I may have come up with an idea for a new book of prescriptions because I bewailed my lack of female role models and explained to her that I would like to read books by women, preferably about women’s lives and how they survive and remain sane. It wasn’t until after I completed my Master’s degree in Literature that I realized there so many women who had written and were writing and now I’m trying to wade through the clamour of their voices so I try to read mainly female authors. Thank you Virago and Persephone and other publishers of forgotten women’s writing. Nothing against male authors, especially the ones who are sensitive and empathetic to the women around them, but it’s time for me to look for those female role models in books. How about a Novel Cure for Women?

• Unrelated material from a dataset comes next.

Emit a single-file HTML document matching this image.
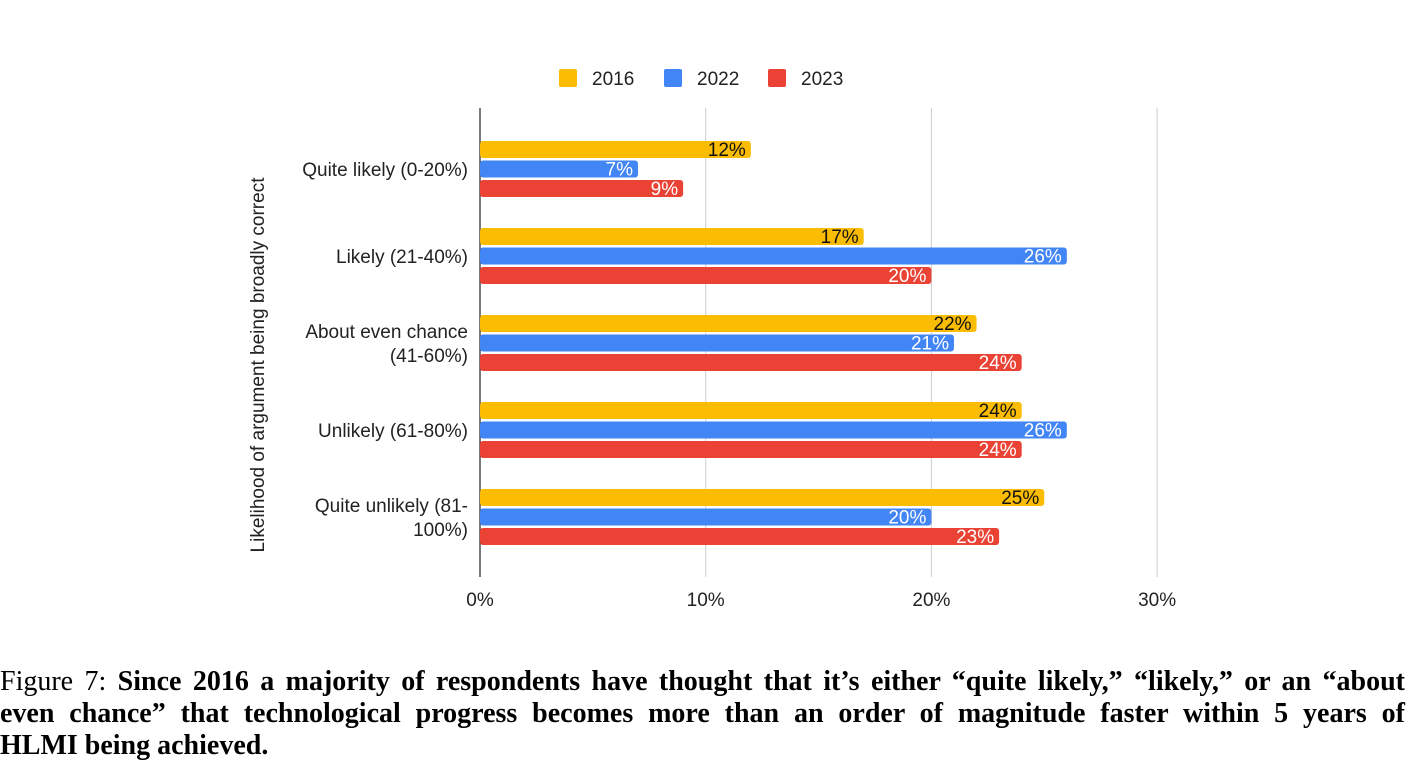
<!DOCTYPE html>
<html><head><meta charset="utf-8"><style>
body{margin:0;background:#fff;width:1423px;height:783px;overflow:hidden;font-family:"Liberation Sans",sans-serif}
#cap{position:absolute;left:0;top:666px;width:1405px;font-family:"Liberation Serif",serif;font-size:28px;line-height:32px;color:#000}
#cap .j{text-align:justify;text-align-last:justify;white-space:nowrap}
</style></head><body>
<svg id="chart" width="1423" height="650" style="position:absolute;left:0;top:0"></svg>
<div id="cap"><div class="j">Figure 7: <b>Since 2016 a majority of respondents have thought that it’s either “quite likely,” “likely,” or an “about</b></div><div class="j"><b>even chance” that technological progress becomes more than an order of magnitude faster within 5 years of</b></div><div><b>HLMI being achieved.</b></div></div>
<script>
const categories=[["Quite likely (0-20%)"],["Likely (21-40%)"],["About even chance","(41-60%)"],["Unlikely (61-80%)"],["Quite unlikely (81-","100%)"]];
const seriesNames=["2016","2022","2023"];
const v2016=[12,17,22,24,25];
const v2022=[7,26,21,26,20];
const v2023=[9,20,24,24,23];
const ticks=[0,10,20,30];
const colors=["#fbbc04","#4285f4","#ea4335"];
const series=[v2016,v2022,v2023];
const NS="http://www.w3.org/2000/svg";
const svg=document.getElementById('chart');
const x=v=>480+v*22.57;
const gy=i=>169+i*87;
const FS=19;
function mk(t,a,p){const e=document.createElementNS(NS,t);for(const k in a)e.setAttribute(k,a[k]);(p||svg).appendChild(e);return e;}
ticks.forEach(t=>{
  if(t>0){const l=mk('line',{x1:x(t),x2:x(t),y1:108,y2:577,stroke:'#ccc','stroke-width':1});
  
  }
  const tx=mk('text',{x:x(t),y:606,'text-anchor':'middle','font-size':FS,fill:'#222'});tx.textContent=t+'%';
  
  
});
const ax=mk('line',{x1:480,x2:480,y1:108,y2:577,stroke:'#333','stroke-width':1.3});


categories.forEach((c,i)=>{
  const t=mk('text',{'text-anchor':'end','font-size':FS,fill:'#222'});
  
  
  c.forEach((s,j)=>{const ts=mk('tspan',{x:468,y:gy(i)+7+(j-(c.length-1)/2)*24},t);ts.textContent=s;});
  series.forEach((sv,k)=>{
    const y=gy(i)-28+k*19.5;
    const r=mk('rect',{x:480,y:y,width:x(sv[i])-480,height:17,rx:3,fill:colors[k]});
    
    
    const lb=mk('text',{x:x(sv[i])-5,y:y+15,'text-anchor':'end','font-size':FS,fill:k==0?'#111':'#fff',stroke:colors[k],'stroke-width':3,'paint-order':'stroke'});
    lb.textContent=sv[i]+'%';
    
    
  });
});
const lx=[559,664,768];
seriesNames.forEach((n,k)=>{
  const g=mk('g',{});
  
  
  mk('rect',{x:lx[k],y:69,width:18,height:18,rx:2,fill:colors[k]},g);
  const t=mk('text',{x:lx[k]+33,y:85,'font-size':FS,fill:'#222'},g);t.textContent=n;
});
const yt=mk('text',{x:0,y:0,'font-size':FS,fill:'#222','text-anchor':'middle',transform:'translate(264,365) rotate(-90)'});
yt.textContent='Likelihood of argument being broadly correct';


</script>
</body></html>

When I tore myself away from Ella Berthoud, there was the ticketed event talk by Carol Klein to attend. I don’t have a TV and travel frequently so I had never seen or heard her before, yet I recognized the Lancashire accent and down-to-earthness of a 70-something northern lass immediately and felt right at home. Calendar Girls revived! What a treat it was to hear her enthusing over flowers and plants in her cottage garden as she showed slides. The hour, which passed so quickly, took me back to my grandmother’s garden and her way of speaking; she taught me all I know about gardens. Hearing Carol’s enthusiasm and calling a spade a spade was therapy indeed and reminded me of my perfect role model: my grandmother, Jane Hargreaves Taylor, from Blackburn, Lancashire. I’ve now ordered Carol’s books, so more on gardening later…




Cousins by Salley Vickers

A very pleasing afternoon yesterday as a friend and I took a jaunt to a literary beacon in the Borders: The Mainstreet Trading Company in St. Boswell’s ( It was a perfect summer’s day driving through the lush green countryside and the pretty hamlets and town of Kelso and although we hadn’t been able to get tickets for the afternoon tea event with the author, we were optimistic. The lunch we had at Mainstreet was just delightful–so much so that I spent a fortune in the deli on cheeses and seeded oatcakes and oh! that damson paste! They make a darn good cup of coffee too. Well, after postponing our book pleasures by first savouring good food and drink (not to mention chatting with the friendly staff), we released ourselves into the bookstore and shopped and shopped.

Mainstreet Trading is the inspiration of Rosamund de la Hey (what a romantic name!) and you can read her story here. I’m not joking when I call it a beacon because, in the Borders, we don’t have many bookstores and literary events. You can read more about this shining light in the Country Living article:

Ros did not let us down and we got into the afternoon tea with Salley Vickers, who was delightful. I felt as though I knew her–maybe through reading three of her books. As a former psychoanalyst/psychotherapist she studied Jung and seems to find her way into her books by following synchronistic paths and signs. The first book I read of hers was Miss Garnet’s Angel and that made me fall in love with Venice all over again. I think there is a strong sense of place in her books as well as minutely detailed characters. The latest book Cousins is set in Northumberland so I can’t wait to read that. Vickers confessed to being fascinated with St. Cuthbert because of his love of nature, and with Holy Island, Lindisfarne. I’d always thought St. Cuthbert was even more misogynistic than most men of his time and had even placed a curse on his grave if any woman stepped over it, but she assured me that the monastic brothers had placed the curse and not the Saint himself. St. Cuthbert became associated with the late King Oswald of Northumbria, who was himself sanctified and whose head is interred with St. Cuthbert. If you’ve seen Bamburgh Castle towering above the coast and the famous causeway to Lindisfarne, you’ll know all these stories. When the haar comes in from the sea in these parts, it’s easy to imagine the prows of the Viking ships looming out of the mist and terrorizing the monks on the island. Interesting that Vickers, who lives in London, has ventured into our parts to write of Northumberland. Can’t wait to read Cousins and see if she evokes the same sense of place as in her other books.